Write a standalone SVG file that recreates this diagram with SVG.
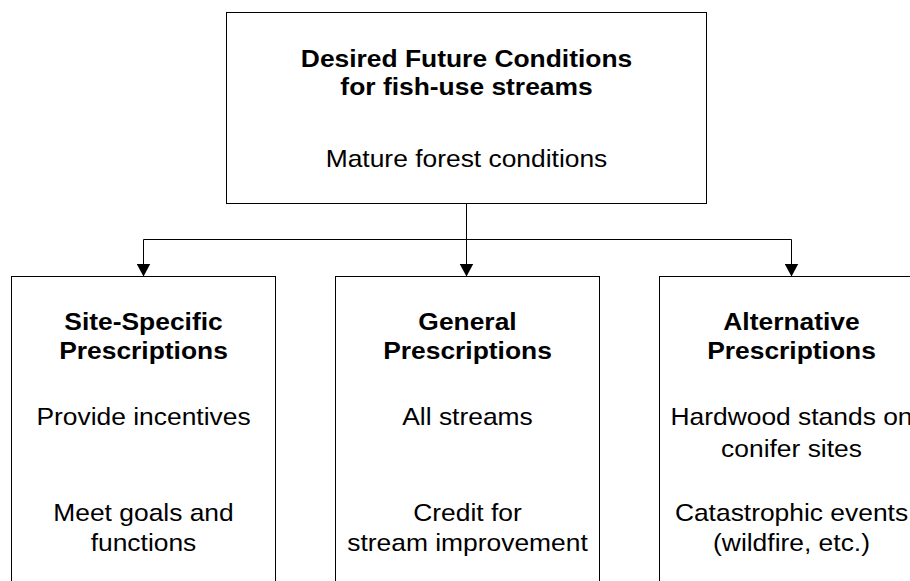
<svg xmlns="http://www.w3.org/2000/svg" width="910" height="581" viewBox="0 0 910 581">
  <style>
    .box { fill: #ffffff; stroke: #000000; stroke-width: 1; }
    .wire { fill: none; stroke: #000000; stroke-width: 1; }
    text { font-family: "Liberation Sans", Arial, sans-serif; font-size: 24px; fill: #000000; text-anchor: middle; }
    .head { font-weight: bold; }
  </style>
  <defs>
    <!-- solid triangular head, pointing along the path direction -->
    <marker id="arrow" viewBox="0 0 13 14" refX="13" refY="7" markerWidth="13" markerHeight="14" markerUnits="userSpaceOnUse" orient="auto">
      <path d="M0,0 L13,7 L0,14 Z" fill="#000000"/>
    </marker>
  </defs>
  <rect width="910" height="581" fill="#ffffff"/>

  <g id="connectors">
    <path class="wire" d="M466.5,203.5 V239.5"/>
    <path class="wire" d="M143.5,239.5 H791.5"/>
    <path class="wire" d="M143.5,239.5 V276.5" marker-end="url(#arrow)"/>
    <path class="wire" d="M466.5,239.5 V276.5" marker-end="url(#arrow)"/>
    <path class="wire" d="M791.5,239.5 V276.5" marker-end="url(#arrow)"/>
  </g>

  <g id="desired-future-conditions">
    <rect class="box" x="226.5" y="12.5" width="480" height="191"/>
    <g transform="translate(466.5 0) scale(1.1 1)">
      <text class="head" x="0" y="67">Desired Future Conditions</text>
      <text class="head" x="0" y="95">for fish-use streams</text>
      <text x="0" y="167">Mature forest conditions</text>
    </g>
  </g>

  <g id="site-specific">
    <rect class="box" x="11.5" y="276.5" width="264" height="330"/>
    <g transform="translate(143.5 0) scale(1.1 1)">
      <text class="head" x="0" y="330">Site-Specific</text>
      <text class="head" x="0" y="359">Prescriptions</text>
      <text x="0" y="425">Provide incentives</text>
      <text x="0" y="521">Meet goals and</text>
      <text x="0" y="551">functions</text>
    </g>
  </g>

  <g id="general">
    <rect class="box" x="335.5" y="276.5" width="264" height="330"/>
    <g transform="translate(467.5 0) scale(1.1 1)">
      <text class="head" x="0" y="330">General</text>
      <text class="head" x="0" y="359">Prescriptions</text>
      <text x="0" y="425">All streams</text>
      <text x="0" y="521">Credit for</text>
      <text x="0" y="551">stream improvement</text>
    </g>
  </g>

  <g id="alternative">
    <rect class="box" x="659.5" y="276.5" width="264" height="330"/>
    <g transform="translate(791.5 0) scale(1.1 1)">
      <text class="head" x="0" y="330">Alternative</text>
      <text class="head" x="0" y="359">Prescriptions</text>
      <text x="0" y="425">Hardwood stands on</text>
      <text x="0" y="457">conifer sites</text>
      <text x="0" y="521">Catastrophic events</text>
      <text x="0" y="551">(wildfire, etc.)</text>
    </g>
  </g>
</svg>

========================

Are you able to set down all the lines above exactly, without any pictures?

Write a standalone SVG file that recreates this diagram with SVG.
<svg xmlns="http://www.w3.org/2000/svg" width="910" height="581" viewBox="0 0 910 581">
  <style>
    .box { fill: #ffffff; stroke: #000000; stroke-width: 1; }
    .wire { fill: none; stroke: #000000; stroke-width: 1; }
    text { font-family: "Liberation Sans", Arial, sans-serif; font-size: 24px; fill: #000000; text-anchor: middle; }
    .head { font-weight: bold; }
  </style>
  <defs>
    <!-- solid triangular head, pointing along the path direction -->
    <marker id="arrow" viewBox="0 0 13 14" refX="13" refY="7" markerWidth="13" markerHeight="14" markerUnits="userSpaceOnUse" orient="auto">
      <path d="M0,0 L13,7 L0,14 Z" fill="#000000"/>
    </marker>
  </defs>
  <rect width="910" height="581" fill="#ffffff"/>

  <g id="connectors">
    <path class="wire" d="M466.5,203.5 V239.5"/>
    <path class="wire" d="M143.5,239.5 H791.5"/>
    <path class="wire" d="M143.5,239.5 V276.5" marker-end="url(#arrow)"/>
    <path class="wire" d="M466.5,239.5 V276.5" marker-end="url(#arrow)"/>
    <path class="wire" d="M791.5,239.5 V276.5" marker-end="url(#arrow)"/>
  </g>

  <g id="desired-future-conditions">
    <rect class="box" x="226.5" y="12.5" width="480" height="191"/>
    <g transform="translate(466.5 0) scale(1.1 1)">
      <text class="head" x="0" y="67">Desired Future Conditions</text>
      <text class="head" x="0" y="95">for fish-use streams</text>
      <text x="0" y="167">Mature forest conditions</text>
    </g>
  </g>

  <g id="site-specific">
    <rect class="box" x="11.5" y="276.5" width="264" height="330"/>
    <g transform="translate(143.5 0) scale(1.1 1)">
      <text class="head" x="0" y="330">Site-Specific</text>
      <text class="head" x="0" y="359">Prescriptions</text>
      <text x="0" y="425">Provide incentives</text>
      <text x="0" y="521">Meet goals and</text>
      <text x="0" y="551">functions</text>
    </g>
  </g>

  <g id="general">
    <rect class="box" x="335.5" y="276.5" width="264" height="330"/>
    <g transform="translate(467.5 0) scale(1.1 1)">
      <text class="head" x="0" y="330">General</text>
      <text class="head" x="0" y="359">Prescriptions</text>
      <text x="0" y="425">All streams</text>
      <text x="0" y="521">Credit for</text>
      <text x="0" y="551">stream improvement</text>
    </g>
  </g>

  <g id="alternative">
    <rect class="box" x="659.5" y="276.5" width="264" height="330"/>
    <g transform="translate(791.5 0) scale(1.1 1)">
      <text class="head" x="0" y="330">Alternative</text>
      <text class="head" x="0" y="359">Prescriptions</text>
      <text x="0" y="425">Hardwood stands on</text>
      <text x="0" y="457">conifer sites</text>
      <text x="0" y="521">Catastrophic events</text>
      <text x="0" y="551">(wildfire, etc.)</text>
    </g>
  </g>
</svg>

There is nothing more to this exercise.